Begin Input material
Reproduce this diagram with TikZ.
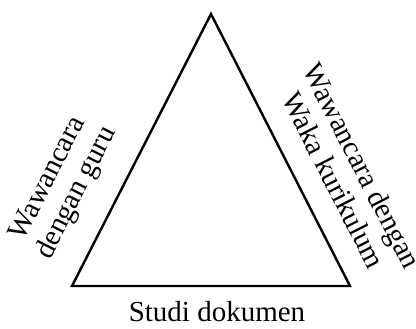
\documentclass[tikz,border=0pt]{standalone}
\usepackage{fontspec}
\setmainfont{Liberation Serif}
\usepackage{tikz}
\usetikzlibrary{positioning,calc}
\tikzset{
    every node/.style={font=\fontsize{29}{32}\selectfont},
    sidelabel/.style={align=center,inner sep=0pt},
    baselabel/.style={inner sep=0pt},
    triline/.style={draw=black,line width=2.4pt,line join=miter}
}

\begin{document}
\begin{tikzpicture}[x=1pt,y=-1pt]
\useasboundingbox (0,0) rectangle (416,329);
\coordinate (apex) at (211,14);
\coordinate (leftcorner) at (72,286);
\coordinate (rightcorner) at (350,286);
\draw[triline] (apex) -- (leftcorner) -- (rightcorner) -- cycle;
\node[sidelabel,rotate=63] (guru) at (63,186) {Wawancara\\dengan guru};
\node[sidelabel,rotate=-63] (waka) at (348,173) {Wawancara dengan\\Waka kurikulum};
\node[baselabel] (studi) at (217,312) {Studi dokumen};
\end{tikzpicture}
\end{document}
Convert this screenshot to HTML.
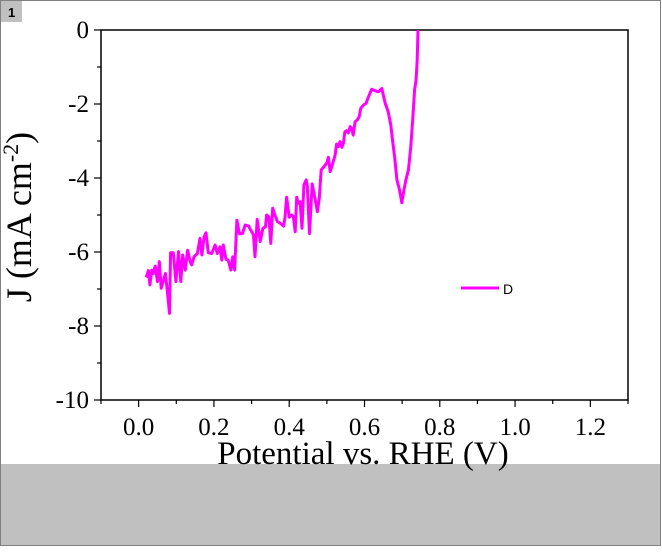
<!DOCTYPE html>
<html><head><meta charset="utf-8"><style>
html,body{margin:0;padding:0;background:#fff;}
body{width:662px;height:547px;overflow:hidden;position:relative;font-family:"Liberation Serif",serif;}
</style></head><body>
<svg width="662" height="547" viewBox="0 0 662 547" xmlns="http://www.w3.org/2000/svg">
<rect x="0.5" y="0.5" width="660" height="545" fill="#fff" stroke="#808080"/>
<rect x="1" y="464" width="659" height="81" fill="#c0c0c0"/>
<rect x="1" y="1" width="21" height="21" fill="#c0c0c0"/>
<text x="8" y="17" font-family="Liberation Sans, sans-serif" font-size="13" font-weight="bold">1</text>
<g id="axes"></g>
<g id="series"></g>
<line x1="461" y1="288" x2="499" y2="288" stroke="#ff00ff" stroke-width="3"/>
<text x="503" y="294" font-family="Liberation Sans, sans-serif" font-size="14">D</text>
<text x="363" y="464" text-anchor="middle" font-size="33">Potential vs. RHE (V)</text>
<text transform="translate(31,217) rotate(-90)" text-anchor="middle" font-size="36">J (mA cm<tspan dy="-13" font-size="22">-2</tspan><tspan dy="13">)</tspan></text>
</svg>
<script>
const xTicks=[0.0,0.2,0.4,0.6,0.8,1.0,1.2];
const xTickLabels=["0.0","0.2","0.4","0.6","0.8","1.0","1.2"];
const yTicks=[0,-2,-4,-6,-8,-10];
const yTickLabels=["0","-2","-4","-6","-8","-10"];
const potential=[0.020,0.026,0.030,0.035,0.039,0.044,0.050,0.055,0.060,0.066,0.071,0.076,0.082,0.085,0.092,0.099,0.106,0.112,0.117,0.124,0.130,0.137,0.141,0.147,0.156,0.163,0.168,0.174,0.179,0.185,0.194,0.203,0.209,0.216,0.221,0.225,0.232,0.238,0.245,0.250,0.255,0.261,0.268,0.276,0.283,0.292,0.298,0.305,0.309,0.315,0.323,0.330,0.337,0.340,0.346,0.351,0.356,0.362,0.369,0.377,0.385,0.389,0.393,0.400,0.407,0.411,0.416,0.420,0.424,0.429,0.434,0.439,0.445,0.448,0.454,0.461,0.469,0.475,0.480,0.485,0.491,0.500,0.504,0.509,0.516,0.522,0.526,0.531,0.535,0.540,0.544,0.548,0.553,0.557,0.562,0.566,0.570,0.575,0.581,0.586,0.590,0.597,0.604,0.610,0.619,0.628,0.637,0.646,0.655,0.663,0.670,0.675,0.680,0.686,0.693,0.699,0.705,0.710,0.717,0.723,0.728,0.733,0.737,0.740,0.742];
const currentD=[-6.69,-6.50,-6.89,-6.49,-6.58,-6.38,-6.80,-6.26,-6.98,-6.76,-6.58,-7.05,-7.66,-6.02,-6.02,-6.80,-5.99,-6.80,-6.08,-6.49,-5.95,-6.26,-6.35,-6.13,-6.04,-5.63,-6.08,-5.59,-5.48,-6.02,-6.04,-5.81,-6.04,-5.86,-6.22,-5.81,-6.20,-6.22,-6.49,-6.13,-6.49,-5.14,-5.51,-5.50,-5.27,-5.30,-5.41,-5.54,-6.13,-5.12,-5.72,-5.36,-5.32,-5.00,-5.05,-5.77,-4.82,-5.00,-5.18,-5.23,-5.30,-5.05,-4.52,-5.06,-5.00,-5.05,-5.45,-4.52,-4.68,-4.64,-5.36,-4.19,-4.05,-4.22,-5.50,-4.16,-4.58,-4.91,-4.55,-3.78,-3.71,-3.59,-3.44,-3.83,-3.59,-3.38,-3.08,-3.15,-3.02,-3.17,-3.06,-2.75,-2.72,-2.78,-2.61,-2.66,-2.84,-2.48,-2.43,-2.34,-2.12,-2.03,-1.98,-1.82,-1.60,-1.64,-1.67,-1.58,-1.98,-2.21,-2.57,-3.02,-3.42,-4.05,-4.32,-4.67,-4.32,-4.05,-3.77,-3.15,-2.43,-1.62,-1.35,-0.81,0];
const X0=-0.1,X1=1.3,Y0=-10,Y1=0;
const L=101,R=628,T=30,B=400;
function sx(v){return L+(v-X0)/(X1-X0)*(R-L);}
function sy(v){return B-(v-Y0)/(Y1-Y0)*(B-T);}
const NS="http://www.w3.org/2000/svg";
const axes=document.getElementById('axes');
function mk(tag,attrs,parent){const e=document.createElementNS(NS,tag);for(const k in attrs)e.setAttribute(k,attrs[k]);parent.appendChild(e);return e;}
const frame=mk('rect',{x:L,y:T,width:R-L,height:B-T,fill:'none',stroke:'#000','stroke-width':1.5},axes);


for(let v=-0.1;v<=1.301;v+=0.1){
  const isMajor=xTicks.some(t=>Math.abs(t-v)<1e-6);
  const t=mk('line',{x1:sx(v),x2:sx(v),y1:B,y2:B+(isMajor?7:4),stroke:'#000','stroke-width':1.2},axes);
  
  
}
xTicks.forEach((v,i)=>{
  const t=mk('text',{x:sx(v),y:435,'text-anchor':'middle','font-size':25},axes);
  t.textContent=xTickLabels[i];
  
  
});
for(let v=0;v>=-10;v-=1){
  const isMajor=v%2===0;
  const t=mk('line',{x1:L,x2:L-(isMajor?7:4),y1:sy(v),y2:sy(v),stroke:'#000','stroke-width':1.2},axes);
  
  
}
yTicks.forEach((v,i)=>{
  const t=mk('text',{x:89,y:sy(v)+8,'text-anchor':'end','font-size':25},axes);
  t.textContent=yTickLabels[i];
  
  
});
const pts=potential.map((x,i)=>sx(x).toFixed(1)+','+sy(currentD[i]).toFixed(1)).join(' ');
const line=mk('polyline',{points:pts,fill:'none',stroke:'#ff00ff','stroke-width':3,'stroke-linejoin':'round'},document.getElementById('series'));


</script>
</body></html>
End Input material
#### What is needed
All of the data above should be quoted exactly, except for the pictures.

#### Response below
Reproduce this diagram with TikZ.
\documentclass[tikz,border=0pt]{standalone}
\usepackage{fontspec}
\setmainfont{Liberation Serif}
\usepackage{tikz}
\usetikzlibrary{positioning,calc}
\tikzset{
    every node/.style={font=\fontsize{29}{32}\selectfont},
    sidelabel/.style={align=center,inner sep=0pt},
    baselabel/.style={inner sep=0pt},
    triline/.style={draw=black,line width=2.4pt,line join=miter}
}

\begin{document}
\begin{tikzpicture}[x=1pt,y=-1pt]
\useasboundingbox (0,0) rectangle (416,329);
\coordinate (apex) at (211,14);
\coordinate (leftcorner) at (72,286);
\coordinate (rightcorner) at (350,286);
\draw[triline] (apex) -- (leftcorner) -- (rightcorner) -- cycle;
\node[sidelabel,rotate=63] (guru) at (63,186) {Wawancara\\dengan guru};
\node[sidelabel,rotate=-63] (waka) at (348,173) {Wawancara dengan\\Waka kurikulum};
\node[baselabel] (studi) at (217,312) {Studi dokumen};
\end{tikzpicture}
\end{document}
Convert this screenshot to HTML.
<!DOCTYPE html>
<html><head><meta charset="utf-8"><style>
html,body{margin:0;padding:0;background:#fff;}
body{width:662px;height:547px;overflow:hidden;position:relative;font-family:"Liberation Serif",serif;}
</style></head><body>
<svg width="662" height="547" viewBox="0 0 662 547" xmlns="http://www.w3.org/2000/svg">
<rect x="0.5" y="0.5" width="660" height="545" fill="#fff" stroke="#808080"/>
<rect x="1" y="464" width="659" height="81" fill="#c0c0c0"/>
<rect x="1" y="1" width="21" height="21" fill="#c0c0c0"/>
<text x="8" y="17" font-family="Liberation Sans, sans-serif" font-size="13" font-weight="bold">1</text>
<g id="axes"></g>
<g id="series"></g>
<line x1="461" y1="288" x2="499" y2="288" stroke="#ff00ff" stroke-width="3"/>
<text x="503" y="294" font-family="Liberation Sans, sans-serif" font-size="14">D</text>
<text x="363" y="464" text-anchor="middle" font-size="33">Potential vs. RHE (V)</text>
<text transform="translate(31,217) rotate(-90)" text-anchor="middle" font-size="36">J (mA cm<tspan dy="-13" font-size="22">-2</tspan><tspan dy="13">)</tspan></text>
</svg>
<script>
const xTicks=[0.0,0.2,0.4,0.6,0.8,1.0,1.2];
const xTickLabels=["0.0","0.2","0.4","0.6","0.8","1.0","1.2"];
const yTicks=[0,-2,-4,-6,-8,-10];
const yTickLabels=["0","-2","-4","-6","-8","-10"];
const potential=[0.020,0.026,0.030,0.035,0.039,0.044,0.050,0.055,0.060,0.066,0.071,0.076,0.082,0.085,0.092,0.099,0.106,0.112,0.117,0.124,0.130,0.137,0.141,0.147,0.156,0.163,0.168,0.174,0.179,0.185,0.194,0.203,0.209,0.216,0.221,0.225,0.232,0.238,0.245,0.250,0.255,0.261,0.268,0.276,0.283,0.292,0.298,0.305,0.309,0.315,0.323,0.330,0.337,0.340,0.346,0.351,0.356,0.362,0.369,0.377,0.385,0.389,0.393,0.400,0.407,0.411,0.416,0.420,0.424,0.429,0.434,0.439,0.445,0.448,0.454,0.461,0.469,0.475,0.480,0.485,0.491,0.500,0.504,0.509,0.516,0.522,0.526,0.531,0.535,0.540,0.544,0.548,0.553,0.557,0.562,0.566,0.570,0.575,0.581,0.586,0.590,0.597,0.604,0.610,0.619,0.628,0.637,0.646,0.655,0.663,0.670,0.675,0.680,0.686,0.693,0.699,0.705,0.710,0.717,0.723,0.728,0.733,0.737,0.740,0.742];
const currentD=[-6.69,-6.50,-6.89,-6.49,-6.58,-6.38,-6.80,-6.26,-6.98,-6.76,-6.58,-7.05,-7.66,-6.02,-6.02,-6.80,-5.99,-6.80,-6.08,-6.49,-5.95,-6.26,-6.35,-6.13,-6.04,-5.63,-6.08,-5.59,-5.48,-6.02,-6.04,-5.81,-6.04,-5.86,-6.22,-5.81,-6.20,-6.22,-6.49,-6.13,-6.49,-5.14,-5.51,-5.50,-5.27,-5.30,-5.41,-5.54,-6.13,-5.12,-5.72,-5.36,-5.32,-5.00,-5.05,-5.77,-4.82,-5.00,-5.18,-5.23,-5.30,-5.05,-4.52,-5.06,-5.00,-5.05,-5.45,-4.52,-4.68,-4.64,-5.36,-4.19,-4.05,-4.22,-5.50,-4.16,-4.58,-4.91,-4.55,-3.78,-3.71,-3.59,-3.44,-3.83,-3.59,-3.38,-3.08,-3.15,-3.02,-3.17,-3.06,-2.75,-2.72,-2.78,-2.61,-2.66,-2.84,-2.48,-2.43,-2.34,-2.12,-2.03,-1.98,-1.82,-1.60,-1.64,-1.67,-1.58,-1.98,-2.21,-2.57,-3.02,-3.42,-4.05,-4.32,-4.67,-4.32,-4.05,-3.77,-3.15,-2.43,-1.62,-1.35,-0.81,0];
const X0=-0.1,X1=1.3,Y0=-10,Y1=0;
const L=101,R=628,T=30,B=400;
function sx(v){return L+(v-X0)/(X1-X0)*(R-L);}
function sy(v){return B-(v-Y0)/(Y1-Y0)*(B-T);}
const NS="http://www.w3.org/2000/svg";
const axes=document.getElementById('axes');
function mk(tag,attrs,parent){const e=document.createElementNS(NS,tag);for(const k in attrs)e.setAttribute(k,attrs[k]);parent.appendChild(e);return e;}
const frame=mk('rect',{x:L,y:T,width:R-L,height:B-T,fill:'none',stroke:'#000','stroke-width':1.5},axes);


for(let v=-0.1;v<=1.301;v+=0.1){
  const isMajor=xTicks.some(t=>Math.abs(t-v)<1e-6);
  const t=mk('line',{x1:sx(v),x2:sx(v),y1:B,y2:B+(isMajor?7:4),stroke:'#000','stroke-width':1.2},axes);
  
  
}
xTicks.forEach((v,i)=>{
  const t=mk('text',{x:sx(v),y:435,'text-anchor':'middle','font-size':25},axes);
  t.textContent=xTickLabels[i];
  
  
});
for(let v=0;v>=-10;v-=1){
  const isMajor=v%2===0;
  const t=mk('line',{x1:L,x2:L-(isMajor?7:4),y1:sy(v),y2:sy(v),stroke:'#000','stroke-width':1.2},axes);
  
  
}
yTicks.forEach((v,i)=>{
  const t=mk('text',{x:89,y:sy(v)+8,'text-anchor':'end','font-size':25},axes);
  t.textContent=yTickLabels[i];
  
  
});
const pts=potential.map((x,i)=>sx(x).toFixed(1)+','+sy(currentD[i]).toFixed(1)).join(' ');
const line=mk('polyline',{points:pts,fill:'none',stroke:'#ff00ff','stroke-width':3,'stroke-linejoin':'round'},document.getElementById('series'));


</script>
</body></html>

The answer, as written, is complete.